Kufid: un film sulla pandemia (e non solo)

Diretto da Elia Moutamid, Kufid è un film nato da un progetto totalmente differente, in quanto a fine 2019 il regista era in procinto di tornare nella sua terra d’origine, il Marocco, con l’obiettivo di girare un documentario riguardante la rigenerazione del tessuto urbano, con tutti i relativi cambiamenti su una società.

Quel che è accaduto in seguito, però, è noto a tutti, in quanto l’emergenza dovuta alla diffusione del Coronavirus ha rappresentato un vero e proprio ostacolo in ogni settore lavorativo. Alla fine, quindi, ha preso forma Kufid.

E dalla sua casa di Brescia Elia ha cominciato a vivere il lockdown iniziale del nostro paese, con il dilatarsi del tempo che gli ha permesso di indagare sulle scelte attuali e, soprattutto, su quelle del futuro. Oltre al suo impatto.

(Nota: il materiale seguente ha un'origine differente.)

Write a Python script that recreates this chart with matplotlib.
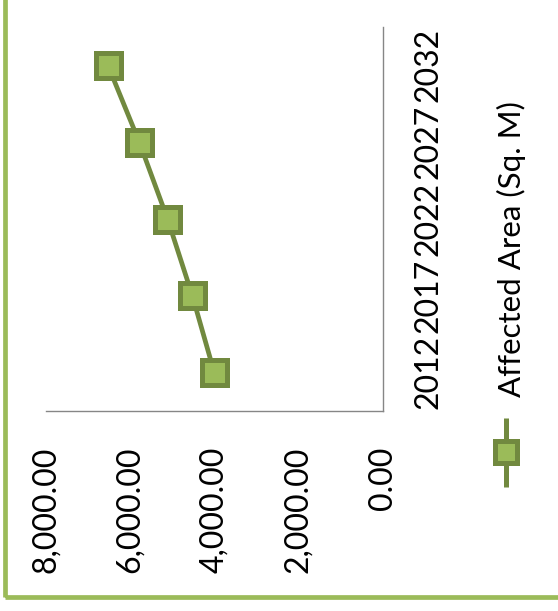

In Kufid, di conseguenza, il regista s’improvvisa factotum, dirigendo, scrivendo e interpretando il tutto, oltre a fare da direttore della fotografia e ad occuparsi del sonoro.

Quello che viene fuori è perfino un film bilingue, arabo e italiano, che ci racconta il cambiamento culturale etnico della Lombardia con il sottofondo delle sirene delle ambulanze.

Moutamid si pone una serie di domande alla ricerca di  tanti linguaggi e formati, seguito dai tanti slogan che ci hanno ossessionati, da “Andrà tutto bene” a “Torneremo più forti”. Ma ciò che è poi in seguito emersa, in realtà, è stata soltanto una serie di domande che non trovano ancora risposte.

Kufid cerca di indagare su quel  senso di fratellanza nato dalla crisi, su un’integrazione difficile e su un serie di possibilità che la pandemia offre. Sebbene, chiaramente, colui che è dietro la macchina da presa sappia bene che, al termine di questo triste periodo storico, tutto tornerà come prima. O forse no.

In conclusione, un  documentario da vedere per comprendere tante cose e, al tempo stesso, intuire che non vi sono ancora risposte riguardanti il futuro.